Le Belge Roland van Hauwermeiren, ancien directeur au Tchad et en Haïti pour Oxfam, s'est défendu jeudi d'avoir organisé des orgies avec de jeunes prostituées en Haïti, rejetant ainsi une partie des accusations qui ont placé l'ONG au centre d'un scandale mondial.
«Je ne suis jamais entré dans un bordel, une boîte de nuit ou un bar» en Haïti, affirme le Belge de 68 ans, dans une lettre de quatre pages rendue publique sur le site web de la télévision privée belge VTM Nieuws.
«Il y a eu de nombreuses tentatives d'hommes et de femmes de pénétrer dans mon domicile avec toutes sortes d'excuses pour demander de l'argent, exiger un emploi ou encore offrir des services sexuels. Mais je n'ai jamais cédé à leurs avances», déclare-t-il.
L'ancien responsable d'Oxfam admet cependant, dans une enquête interne menée par l'ONG britannique, «avoir eu des contacts intimes à trois reprises à (s)on domicile».
«C'était avec une dame honorable et mature, pas une victime d'un tremblement de terre, ni une prostituée. Et je ne lui ai jamais remis d'argent», assure-t-il, ajoutant toutefois en avoir «profondément honte».
Oxfam est dans la tourmente depuis des révélations selon lesquelles des responsables de l'ONG, déployés en Haïti après le séisme meurtrier de 2010, auraient engagé des prostituées dans ce pays.
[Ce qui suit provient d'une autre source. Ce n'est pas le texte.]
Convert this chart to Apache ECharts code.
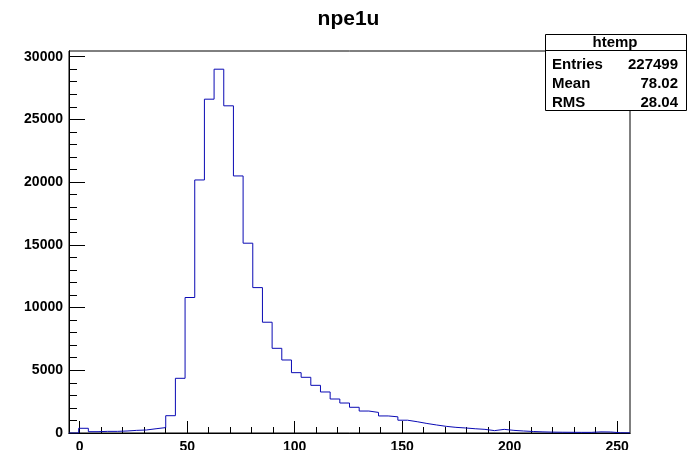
<!DOCTYPE html>
<html>
<head>
<meta charset="utf-8">
<script src="https://cdn.jsdelivr.net/npm/echarts@6/dist/echarts.min.js"></script>
<style>
html,body{margin:0;padding:0;background:#fff;}
#c{width:697px;height:450px;}
</style>
</head>
<body>
<div id="c"></div>
<script>
// ---- data ----
const titleText = 'npe1u';
const xMin = -5;
const binWidth = 4.5;
const xMax = 256;
const yMax = 30450;
const counts = [
  0, 375, 105, 130, 130, 160, 210, 240, 340, 430,
  1380, 4360, 10800, 20170, 26610, 29000, 26080, 20490, 15130, 11590,
  8830, 6750, 5820, 4810, 4440, 3800, 3270, 2710, 2390, 2050,
  1750, 1640, 1360, 1290, 1020, 900, 760, 640, 530, 450,
  400, 340, 290, 190, 290, 210, 160, 120, 90, 70,
  60, 55, 50, 50, 90, 80, 20, 10
];
const xMajorTicks = [0, 50, 100, 150, 200, 250];
const yMajorTicks = [0, 5000, 10000, 15000, 20000, 25000, 30000];
const statTitle = 'htemp';
const statNames = ['Entries', 'Mean', 'RMS'];
const statValues = ['227499', '78.02', '28.04'];

// ---- build ----
const xMinorTicks = [];
for (let v = 10; v < xMax; v += 10) if (xMajorTicks.indexOf(v) < 0) xMinorTicks.push(v);
const yMinorTicks = [];
for (let v = 1000; v < yMax; v += 1000) if (yMajorTicks.indexOf(v) < 0) yMinorTicks.push(v);

const stepData = counts.map((c, i) => [xMin + i * binWidth, c]);
stepData.push([xMin + counts.length * binWidth, counts[counts.length - 1]]);

const FONT = '"Liberation Sans", Arial, Helvetica, sans-serif';
const chart = echarts.init(document.getElementById('c'), null, {renderer: 'canvas'});

const rowY = [64.5, 84, 102.5];
const statElems = [
  {type: 'rect', shape: {x: 545.5, y: 34.5, width: 141, height: 76}, style: {fill: '#fff', stroke: '#000', lineWidth: 1}},
  {type: 'line', shape: {x1: 545.5, y1: 50.5, x2: 686.5, y2: 50.5}, style: {stroke: '#000', lineWidth: 1}},
  {type: 'text', x: 615, y: 43, style: {text: statTitle, align: 'center', verticalAlign: 'middle', font: 'bold 15px ' + FONT, fill: '#000'}}
];
statNames.forEach((n, i) => {
  statElems.push({type: 'text', x: 552, y: rowY[i], style: {text: n, align: 'left', verticalAlign: 'middle', font: 'bold 15px ' + FONT, fill: '#000'}});
  statElems.push({type: 'text', x: 678, y: rowY[i], style: {text: statValues[i], align: 'right', verticalAlign: 'middle', font: 'bold 15px ' + FONT, fill: '#000'}});
});

const axisCommon = {
  type: 'value',
  splitLine: {show: false},
  axisLine: {show: true, onZero: false, lineStyle: {color: '#000', width: 1}}
};
const plain = v => String(v);

chart.setOption({
  animation: false,
  backgroundColor: '#fff',
  title: {
    text: titleText, left: 'center', top: 4,
    textStyle: {fontFamily: FONT, fontSize: 21, fontWeight: 'bold', color: '#000'}
  },
  grid: {left: 69, right: 67, top: 51, bottom: 17, show: true, borderColor: '#000', borderWidth: 1, backgroundColor: 'transparent', containLabel: false, outerBoundsMode: 'none'},
  xAxis: [
    Object.assign({}, axisCommon, {
      min: xMin, max: xMax, position: 'bottom',
      axisTick: {show: true, inside: true, length: 12, customValues: xMajorTicks, lineStyle: {color: '#000'}},
      axisLabel: {show: true, customValues: xMajorTicks, formatter: plain, margin: 7, fontFamily: FONT, fontSize: 14, fontWeight: 'bold', color: '#000'}
    }),
    Object.assign({}, axisCommon, {
      min: xMin, max: xMax, position: 'bottom', offset: 0,
      axisTick: {show: true, inside: true, length: 6, customValues: xMinorTicks, lineStyle: {color: '#000'}},
      axisLabel: {show: false}
    })
  ],
  yAxis: [
    Object.assign({}, axisCommon, {
      min: 0, max: yMax, position: 'left',
      axisTick: {show: true, inside: true, length: 16, customValues: yMajorTicks, lineStyle: {color: '#000'}},
      axisLabel: {show: true, customValues: yMajorTicks, formatter: plain, margin: 6, fontFamily: FONT, fontSize: 14, fontWeight: 'bold', color: '#000'}
    }),
    Object.assign({}, axisCommon, {
      min: 0, max: yMax, position: 'left', offset: 0,
      axisTick: {show: true, inside: true, length: 8, customValues: yMinorTicks, lineStyle: {color: '#000'}},
      axisLabel: {show: false}
    })
  ],
  series: [{
    type: 'line',
    xAxisIndex: 0, yAxisIndex: 0,
    step: 'end',
    data: stepData,
    showSymbol: false,
    symbol: 'none',
    silent: true,
    lineStyle: {color: '#0a0ab4', width: 1},
    z: 3
  }],
  graphic: [{type: 'group', z: 100, children: statElems}]
});
</script>
</body>
</html>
Plusieurs employés de l'organisation sont également accusés de viols au cours de missions humanitaires au Soudan du Sud et d'abus sexuels au Liberia.
Il est reproché à la direction de la puissante organisation basée en Grande-Bretagne d'avoir sciemment dissimulé le scandale et laissé les salariés incriminés rejoindre d'autres ONG, sans mise en garde.
Dans des déclarations au quotidien populaire flamand Het Nieuwsblad, publiées jeudi, M. van Hauwermeiren a estimé que certains faits qui lui sont reprochés ont été «exagérés».
Roland van Hauwermeiren avait fait l'objet dès 2004 d'une plainte pour abus sexuel, lorsqu'il était en poste au Liberia pour l'ONG britannique Merlin. Après Oxfam, il avait rejoint l'ONG française Action contre la faim au Bangladesh, cette dernière déplorant ne pas avoir été prévenue.
Enquête en Haïti
Le gouvernement haïtien a annoncé de son côté jeudi qu'il allait lancer une enquête pour faire la lumière sur les accusations visant Oxfam. Il s'agit de «trouver les responsables, ceux qui sont impliqués dans cette affaire» et de faire en sorte que les coupables «soient punis conformément à la justice», a précisé le ministre haïtien des Affaires étrangères Antonio Rodrigue.
Les représentants d'Oxfam en Haïti avaient été convoqués par les autorités haïtiennes jeudi, mais la rencontre a finalement été reportée à la semaine prochaine, pour des raisons d'agenda.
Pour M. Rodrigue -qui comme tous les responsables du pays a découvert les faits par voie de presse- , Oxfam a manqué à ses obligations en n'informant pas les autorités de Port-au-Prince.
Le scandale a eu des répercussions jeudi jusqu'en Afrique du Sud, où l'ancien archevêque Desmond Tutu, prix Nobel de la paix, a annoncé jeudi qu'il renonçait à son rôle d'ambassadeur pour Oxfam. Dans un communiqué, Mgr Tutu se dit «profondément déçu par les accusations d'immoralité et de possible comportement criminel impliquant des travailleurs humanitaires» liés à l'ONG.
Il est également «attristé par l'impact de ces allégations sur des milliers de personnes qui soutenaient les bonnes causes d'Oxfam».
Desmond Tutu rejoint ainsi deux autres célébrités ayant annoncé qu'elles renonçaient à leur rôle d'«ambassadeur» d'Oxfam: l'actrice et chanteuse britannique Minnie Driver et le chanteur sénégalais Baaba Maal.
La polémique autour d'Oxfam éclabousse tout le secteur de l'humanitaire : mercredi, l'ONG Médecins sans frontières avait dévoilé avoir recensé 24 cas de harcèlement ou abus sexuels en son sein en 2017, un décompte dont elle a admis elle-même qu'il était sans doute sous-évalué.